# Short exercise:
Drop every picture. Then return, exactly, the lines from the beginning of the listing below through the one containing "157.8, 159.3, 160.5]".

### Data lines

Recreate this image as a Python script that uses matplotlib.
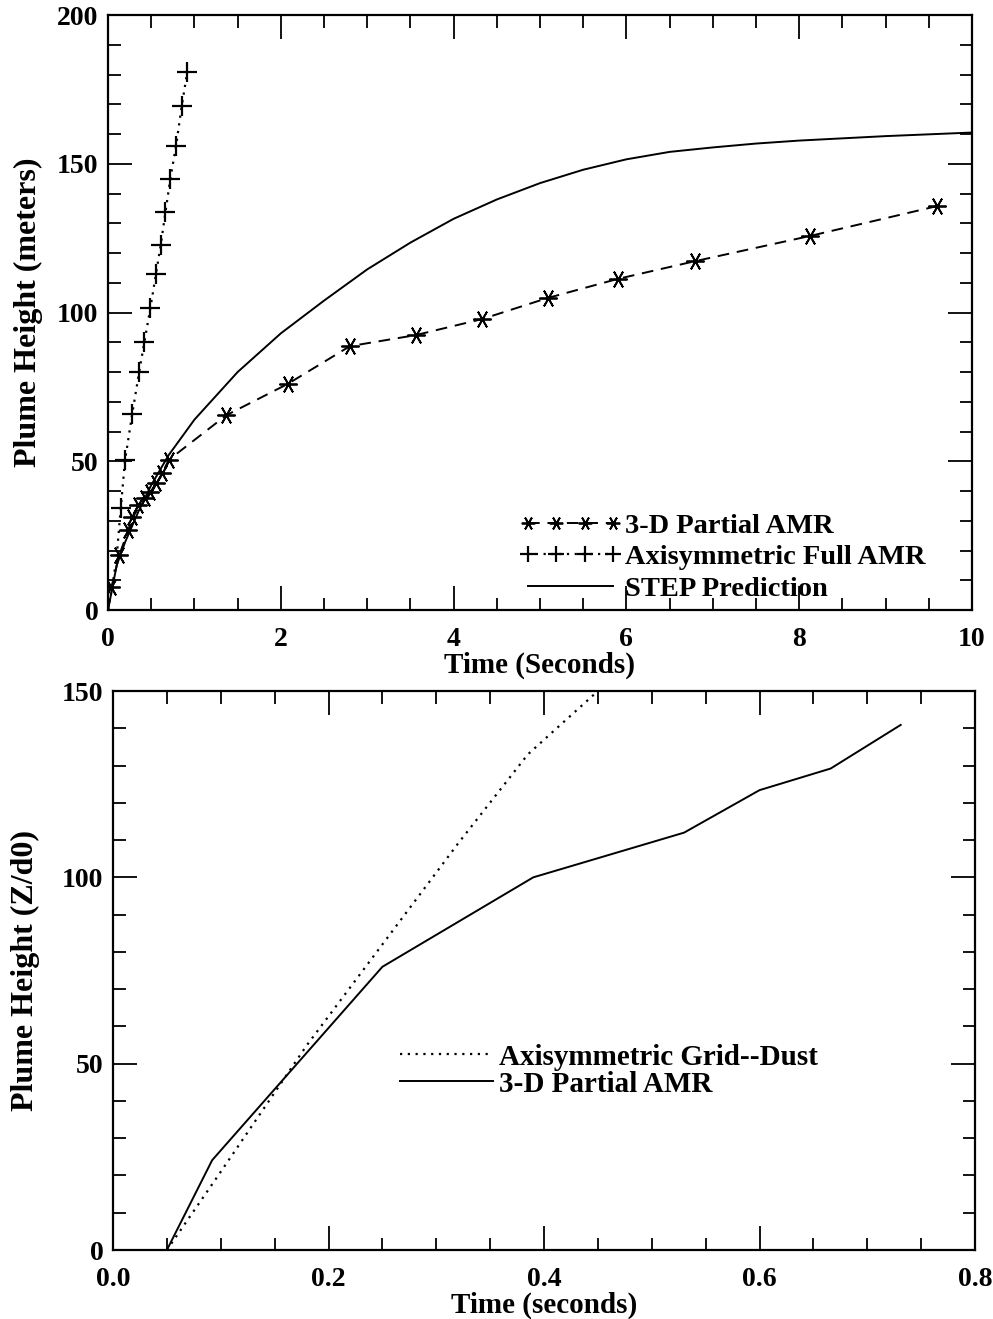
import matplotlib
matplotlib.use("Agg")
import matplotlib.pyplot as plt
from matplotlib.ticker import MultipleLocator, FormatStrFormatter

plt.rcParams['font.family'] = ['Liberation Serif', 'DejaVu Serif']
plt.rcParams['font.weight'] = 'bold'

# ---- Top panel data ----
amr3d_t = [0.0, 0.04, 0.13, 0.235, 0.28, 0.35, 0.43, 0.49, 0.56, 0.63, 0.70,
           1.37, 2.08, 2.80, 3.56, 4.33, 5.09, 5.90, 6.80, 8.12, 9.60]
amr3d_h = [0.0, 7.8, 18.5, 26.9, 31.2, 35.3, 37.5, 39.8, 42.6, 46.0, 50.4,
           65.5, 76.0, 88.7, 92.4, 97.8, 104.9, 111.3, 117.3, 125.7, 135.8]

axi_t = [0.0, 0.05, 0.10, 0.147, 0.197, 0.28, 0.36, 0.42, 0.49, 0.555,
         0.61, 0.665, 0.721, 0.787, 0.853, 0.918]
axi_h = [0.0, 8.0, 18.0, 34.2, 50.4, 65.9, 80.0, 90.0, 101.5, 113.0,
         122.7, 133.8, 145.0, 156.0, 169.4, 181.0]

step_t = [0.0, 0.1, 0.2, 0.35, 0.5, 0.7, 1.0, 1.25, 1.5, 1.75, 2.0, 2.5, 3.0,
          3.5, 4.0, 4.5, 5.0, 5.5, 6.0, 6.5, 7.0, 7.5, 8.0, 9.0, 10.0]
step_h = [0.0, 15, 23, 33, 42, 52, 64, 72, 80, 86.5, 93, 104, 114.5,
          123.5, 131.5, 138, 143.5, 148, 151.5, 154, 155.5, 156.8, 157.8, 159.3, 160.5]

# ---- Bottom panel data ----
dust_t = [0.05, 0.10, 0.18, 0.25, 0.32, 0.385, 0.45]
dust_h = [0.0, 21.0, 55.0, 82.0, 109.0, 133.0, 150.0]

amr_b_t = [0.05, 0.092, 0.25, 0.39, 0.53, 0.60, 0.666, 0.731]
amr_b_h = [0.0, 24.1, 76.0, 100.0, 112.0, 123.4, 129.2, 140.9]

fig = plt.figure(figsize=(9.93, 13.19), dpi=100)

ax1 = fig.add_axes([0.1088, 0.5375, 0.870, 0.4511])
ax2 = fig.add_axes([0.1138, 0.0523, 0.8681, 0.4238])

ast = (6, 2, 90)
ax1.plot(amr3d_t, amr3d_h, color='black', linestyle=(0, (6, 4)), lw=1.4,
         marker=ast, ms=13, mew=1.3, markevery=list(range(1, len(amr3d_t))),
         label='3-D Partial AMR')
ax1.plot(axi_t, axi_h, color='black', linestyle=(0, (1, 2.5)), lw=1.6,
         marker='+', ms=15, mew=1.6, markevery=list(range(3, len(axi_t))),
         label='Axisymmetric Full AMR')
ax1.plot(step_t, step_h, color='black', linestyle='-', lw=1.4,
         label='STEP Prediction')

ax1.set_xlim(0, 10)
ax1.set_ylim(0, 200)
ax1.xaxis.set_major_locator(MultipleLocator(2))
ax1.xaxis.set_minor_locator(MultipleLocator(0.5))
ax1.yaxis.set_major_locator(MultipleLocator(50))
ax1.yaxis.set_minor_locator(MultipleLocator(10))
ax1.set_xlabel('Time (Seconds)', fontsize=21, fontweight='bold', labelpad=0)
ax1.set_ylabel('Plume Height (meters)', fontsize=23, fontweight='bold', labelpad=10)
ax1.legend(loc='lower right', bbox_to_anchor=(0.969, -0.02), frameon=False,
           fontsize=20.5, handlelength=3.6, handletextpad=0.1,
           labelspacing=0.2, borderaxespad=0.3, numpoints=4,
           markerscale=0.75)

ax2.plot(dust_t, dust_h, color='black', linestyle=(0, (1, 2.5)), lw=1.6,
         label='Axisymmetric Grid--Dust')
ax2.plot(amr_b_t, amr_b_h, color='black', linestyle='-', lw=1.4,
         label='3-D Partial AMR')
ax2.set_xlim(0, 0.8)
ax2.set_ylim(0, 150)
ax2.xaxis.set_major_locator(MultipleLocator(0.2))
ax2.xaxis.set_minor_locator(MultipleLocator(0.05))
ax2.yaxis.set_major_locator(MultipleLocator(50))
ax2.yaxis.set_minor_locator(MultipleLocator(10))
ax2.xaxis.set_major_formatter(FormatStrFormatter('%.1f'))
ax2.set_xlabel('Time (seconds)', fontsize=21, fontweight='bold', labelpad=0)
ax2.set_ylabel('Plume Height (Z/d0)', fontsize=23, fontweight='bold', labelpad=16)
ax2.legend(loc='center left', bbox_to_anchor=(0.302, 0.321), frameon=False,
           fontsize=21, handlelength=3.2, handletextpad=0.2, labelspacing=0.0)

for ax in (ax1, ax2):
    for s in ax.spines.values():
        s.set_linewidth(1.6)
    ax.tick_params(which='both', direction='in', top=True, right=True,
                   labelsize=20, width=1.3)
    ax.tick_params(which='major', length=17)
    ax.tick_params(which='minor', length=9)
    ax.tick_params(axis='x', which='major', pad=12)
    ax.tick_params(axis='y', which='major', pad=7)
    for lbl in ax.get_xticklabels() + ax.get_yticklabels():
        lbl.set_fontweight('bold')

fig.savefig('out.png', dpi=100)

######

# Task output:
Recreate this image as a Python script that uses matplotlib.
import matplotlib
matplotlib.use("Agg")
import matplotlib.pyplot as plt
from matplotlib.ticker import MultipleLocator, FormatStrFormatter

plt.rcParams['font.family'] = ['Liberation Serif', 'DejaVu Serif']
plt.rcParams['font.weight'] = 'bold'

# ---- Top panel data ----
amr3d_t = [0.0, 0.04, 0.13, 0.235, 0.28, 0.35, 0.43, 0.49, 0.56, 0.63, 0.70,
           1.37, 2.08, 2.80, 3.56, 4.33, 5.09, 5.90, 6.80, 8.12, 9.60]
amr3d_h = [0.0, 7.8, 18.5, 26.9, 31.2, 35.3, 37.5, 39.8, 42.6, 46.0, 50.4,
           65.5, 76.0, 88.7, 92.4, 97.8, 104.9, 111.3, 117.3, 125.7, 135.8]

axi_t = [0.0, 0.05, 0.10, 0.147, 0.197, 0.28, 0.36, 0.42, 0.49, 0.555,
         0.61, 0.665, 0.721, 0.787, 0.853, 0.918]
axi_h = [0.0, 8.0, 18.0, 34.2, 50.4, 65.9, 80.0, 90.0, 101.5, 113.0,
         122.7, 133.8, 145.0, 156.0, 169.4, 181.0]

step_t = [0.0, 0.1, 0.2, 0.35, 0.5, 0.7, 1.0, 1.25, 1.5, 1.75, 2.0, 2.5, 3.0,
          3.5, 4.0, 4.5, 5.0, 5.5, 6.0, 6.5, 7.0, 7.5, 8.0, 9.0, 10.0]
step_h = [0.0, 15, 23, 33, 42, 52, 64, 72, 80, 86.5, 93, 104, 114.5,
          123.5, 131.5, 138, 143.5, 148, 151.5, 154, 155.5, 156.8, 157.8, 159.3, 160.5]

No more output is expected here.